The Ironman wakes up at 4:30 am and hits the swimming pool by 6 am. “I hope I can try new things to build my fitness…“I hope I can adjust my physical peak to the postponed race. So, I would rather think it was good that it was delayed,” he further said.
Source: Daily Mail
While there is no question over his dedication to fitness, Inada's hard work cannot be overlooked. In a bid to remain focussed on triathlons, Inada developed a rigorous schedule where he rests for just one or two days a week. His daily schedule includes waking up at 4 am and practising hard until 4 in the evening. Apart from valuing his training, Inada also pays attention to his sleep, making sure he's in bed by 9 pm.
"My goal is next year's world championship in Hawaii. I will absolutely participate in it, and I absolutely want to break the world record of completing the race at the oldest age again. This is my current and biggest goal,"
Inada told Reuters at his training facility in Chiba, east of Tokyo.
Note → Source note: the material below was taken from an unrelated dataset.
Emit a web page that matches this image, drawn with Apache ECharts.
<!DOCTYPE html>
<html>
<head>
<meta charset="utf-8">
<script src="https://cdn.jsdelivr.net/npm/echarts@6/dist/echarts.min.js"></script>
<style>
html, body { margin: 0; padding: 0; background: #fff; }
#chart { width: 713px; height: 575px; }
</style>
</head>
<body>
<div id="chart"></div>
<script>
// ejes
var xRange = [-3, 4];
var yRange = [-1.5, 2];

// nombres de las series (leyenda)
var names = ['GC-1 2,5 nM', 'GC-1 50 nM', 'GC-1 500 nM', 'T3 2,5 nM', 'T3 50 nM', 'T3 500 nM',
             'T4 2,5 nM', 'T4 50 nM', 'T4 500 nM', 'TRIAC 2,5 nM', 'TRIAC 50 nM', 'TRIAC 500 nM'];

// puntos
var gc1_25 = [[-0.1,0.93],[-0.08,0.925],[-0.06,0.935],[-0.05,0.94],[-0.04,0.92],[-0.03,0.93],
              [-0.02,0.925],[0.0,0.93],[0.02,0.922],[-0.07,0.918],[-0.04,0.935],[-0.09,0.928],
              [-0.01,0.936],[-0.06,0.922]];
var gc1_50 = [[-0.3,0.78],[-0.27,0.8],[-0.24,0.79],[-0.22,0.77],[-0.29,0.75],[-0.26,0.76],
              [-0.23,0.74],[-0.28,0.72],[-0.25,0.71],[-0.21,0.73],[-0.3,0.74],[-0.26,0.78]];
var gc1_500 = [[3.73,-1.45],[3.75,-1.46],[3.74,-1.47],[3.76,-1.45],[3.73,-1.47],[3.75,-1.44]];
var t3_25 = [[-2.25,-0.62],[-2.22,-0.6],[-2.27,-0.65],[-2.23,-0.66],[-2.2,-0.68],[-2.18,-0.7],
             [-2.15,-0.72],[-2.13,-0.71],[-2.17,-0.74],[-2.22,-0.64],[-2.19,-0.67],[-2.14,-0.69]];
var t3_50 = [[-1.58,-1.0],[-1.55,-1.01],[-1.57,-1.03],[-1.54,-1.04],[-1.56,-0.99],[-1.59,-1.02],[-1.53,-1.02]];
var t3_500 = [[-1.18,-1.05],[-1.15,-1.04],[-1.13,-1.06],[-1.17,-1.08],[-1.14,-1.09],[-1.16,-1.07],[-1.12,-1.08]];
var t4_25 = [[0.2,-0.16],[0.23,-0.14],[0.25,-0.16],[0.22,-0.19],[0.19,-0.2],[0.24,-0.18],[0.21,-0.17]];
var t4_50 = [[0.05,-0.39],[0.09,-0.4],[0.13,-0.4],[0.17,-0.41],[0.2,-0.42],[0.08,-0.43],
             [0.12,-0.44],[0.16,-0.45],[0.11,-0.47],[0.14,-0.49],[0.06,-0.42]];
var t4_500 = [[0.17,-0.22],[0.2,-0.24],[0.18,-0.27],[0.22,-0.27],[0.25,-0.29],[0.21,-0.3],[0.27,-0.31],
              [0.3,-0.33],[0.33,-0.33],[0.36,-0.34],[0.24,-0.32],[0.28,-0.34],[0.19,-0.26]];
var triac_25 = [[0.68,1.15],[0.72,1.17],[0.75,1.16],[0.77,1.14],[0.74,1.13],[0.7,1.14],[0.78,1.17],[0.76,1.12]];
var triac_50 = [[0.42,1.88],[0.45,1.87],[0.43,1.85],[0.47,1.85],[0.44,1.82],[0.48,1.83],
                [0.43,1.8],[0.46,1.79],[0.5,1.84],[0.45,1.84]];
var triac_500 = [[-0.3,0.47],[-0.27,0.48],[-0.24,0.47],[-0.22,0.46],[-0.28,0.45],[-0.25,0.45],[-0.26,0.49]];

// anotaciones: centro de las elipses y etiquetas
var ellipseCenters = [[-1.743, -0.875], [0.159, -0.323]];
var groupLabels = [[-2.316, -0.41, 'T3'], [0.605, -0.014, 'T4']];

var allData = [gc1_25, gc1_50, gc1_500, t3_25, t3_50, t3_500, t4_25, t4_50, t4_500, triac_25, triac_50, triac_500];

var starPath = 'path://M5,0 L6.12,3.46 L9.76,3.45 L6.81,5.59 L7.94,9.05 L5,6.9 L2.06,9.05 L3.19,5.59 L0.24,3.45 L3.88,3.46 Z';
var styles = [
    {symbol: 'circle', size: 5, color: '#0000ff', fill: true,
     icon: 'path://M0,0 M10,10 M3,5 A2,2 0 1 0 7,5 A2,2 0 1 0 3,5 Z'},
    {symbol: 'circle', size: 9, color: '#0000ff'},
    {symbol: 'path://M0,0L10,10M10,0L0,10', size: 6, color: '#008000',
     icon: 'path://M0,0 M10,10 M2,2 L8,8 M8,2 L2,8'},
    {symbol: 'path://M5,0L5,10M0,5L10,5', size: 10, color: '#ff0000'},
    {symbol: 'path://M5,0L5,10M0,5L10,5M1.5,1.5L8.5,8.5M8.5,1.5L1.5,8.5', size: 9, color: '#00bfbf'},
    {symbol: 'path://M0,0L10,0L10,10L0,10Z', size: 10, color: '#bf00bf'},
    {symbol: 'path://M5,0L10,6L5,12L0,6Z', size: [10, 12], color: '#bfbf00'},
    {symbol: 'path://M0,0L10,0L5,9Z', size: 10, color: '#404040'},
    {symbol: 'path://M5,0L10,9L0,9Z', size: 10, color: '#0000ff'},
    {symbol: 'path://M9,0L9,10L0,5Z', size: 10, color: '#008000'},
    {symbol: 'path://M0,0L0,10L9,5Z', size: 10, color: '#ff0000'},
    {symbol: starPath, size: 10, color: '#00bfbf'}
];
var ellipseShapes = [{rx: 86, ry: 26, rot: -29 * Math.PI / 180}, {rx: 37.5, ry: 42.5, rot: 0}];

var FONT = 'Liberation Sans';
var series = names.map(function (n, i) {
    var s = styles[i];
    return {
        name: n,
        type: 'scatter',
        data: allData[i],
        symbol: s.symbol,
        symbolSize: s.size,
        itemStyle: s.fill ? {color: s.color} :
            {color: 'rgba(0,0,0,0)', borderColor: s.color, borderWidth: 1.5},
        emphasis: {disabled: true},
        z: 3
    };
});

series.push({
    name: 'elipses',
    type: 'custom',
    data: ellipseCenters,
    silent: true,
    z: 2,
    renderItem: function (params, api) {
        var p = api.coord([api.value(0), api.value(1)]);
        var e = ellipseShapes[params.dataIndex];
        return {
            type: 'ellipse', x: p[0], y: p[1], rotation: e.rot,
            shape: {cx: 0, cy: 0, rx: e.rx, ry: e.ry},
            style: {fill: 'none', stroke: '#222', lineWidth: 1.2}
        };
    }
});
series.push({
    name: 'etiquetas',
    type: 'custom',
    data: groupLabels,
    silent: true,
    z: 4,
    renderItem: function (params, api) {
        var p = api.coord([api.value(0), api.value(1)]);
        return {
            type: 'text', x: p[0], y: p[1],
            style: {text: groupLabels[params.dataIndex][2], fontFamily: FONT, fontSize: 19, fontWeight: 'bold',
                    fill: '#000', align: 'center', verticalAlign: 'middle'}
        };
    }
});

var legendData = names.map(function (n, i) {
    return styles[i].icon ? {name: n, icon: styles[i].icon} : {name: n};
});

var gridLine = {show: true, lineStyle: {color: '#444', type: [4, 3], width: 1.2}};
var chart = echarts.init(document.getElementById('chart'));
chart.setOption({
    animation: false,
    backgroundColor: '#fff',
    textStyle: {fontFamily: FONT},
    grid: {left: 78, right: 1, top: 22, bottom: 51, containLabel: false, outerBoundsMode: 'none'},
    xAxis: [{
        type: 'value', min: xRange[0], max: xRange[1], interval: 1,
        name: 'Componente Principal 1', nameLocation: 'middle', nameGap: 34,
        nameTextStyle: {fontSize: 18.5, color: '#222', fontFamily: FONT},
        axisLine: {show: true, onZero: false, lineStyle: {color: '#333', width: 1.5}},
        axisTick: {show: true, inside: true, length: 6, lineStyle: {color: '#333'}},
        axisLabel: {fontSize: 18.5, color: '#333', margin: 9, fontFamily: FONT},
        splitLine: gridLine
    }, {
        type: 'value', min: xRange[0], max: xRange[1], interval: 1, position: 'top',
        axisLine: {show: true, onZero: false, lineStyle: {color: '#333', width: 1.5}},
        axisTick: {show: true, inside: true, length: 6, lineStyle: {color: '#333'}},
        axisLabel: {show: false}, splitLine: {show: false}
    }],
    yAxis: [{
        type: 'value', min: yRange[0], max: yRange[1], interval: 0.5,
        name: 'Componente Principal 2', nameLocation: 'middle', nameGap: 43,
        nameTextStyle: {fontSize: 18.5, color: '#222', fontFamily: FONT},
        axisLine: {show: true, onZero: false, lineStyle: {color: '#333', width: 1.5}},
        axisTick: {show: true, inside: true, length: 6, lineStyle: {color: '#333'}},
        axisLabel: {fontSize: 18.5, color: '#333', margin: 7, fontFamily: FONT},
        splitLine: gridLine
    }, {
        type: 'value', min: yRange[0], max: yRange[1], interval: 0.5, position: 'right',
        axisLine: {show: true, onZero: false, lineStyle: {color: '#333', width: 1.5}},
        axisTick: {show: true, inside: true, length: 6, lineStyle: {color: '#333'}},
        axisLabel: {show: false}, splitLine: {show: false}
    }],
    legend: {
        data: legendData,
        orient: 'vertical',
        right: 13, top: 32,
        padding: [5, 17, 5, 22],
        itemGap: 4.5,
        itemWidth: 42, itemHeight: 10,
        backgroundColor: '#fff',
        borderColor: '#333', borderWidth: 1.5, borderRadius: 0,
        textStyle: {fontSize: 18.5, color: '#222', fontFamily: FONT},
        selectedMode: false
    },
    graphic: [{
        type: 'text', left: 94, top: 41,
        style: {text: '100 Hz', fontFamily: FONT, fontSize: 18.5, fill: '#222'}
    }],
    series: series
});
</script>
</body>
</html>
“My goal is to continue participating in races and completing them within the time limit. My body is weakening with age, but at the moment, I can feel all my training is paying off. To continue, I have to keep all my thoughts focused on the triathlon—what I should eat, what my daily rhythm should be. I’ve lived to my eighties and I’ve never felt so fulfilled. I’m too busy to have time to take it easy, but I think of now as my youth,”
His strong dedication and boundless enthusiasm is not just an inspiration for people struggling to remain fit, but also proves that age is just a number.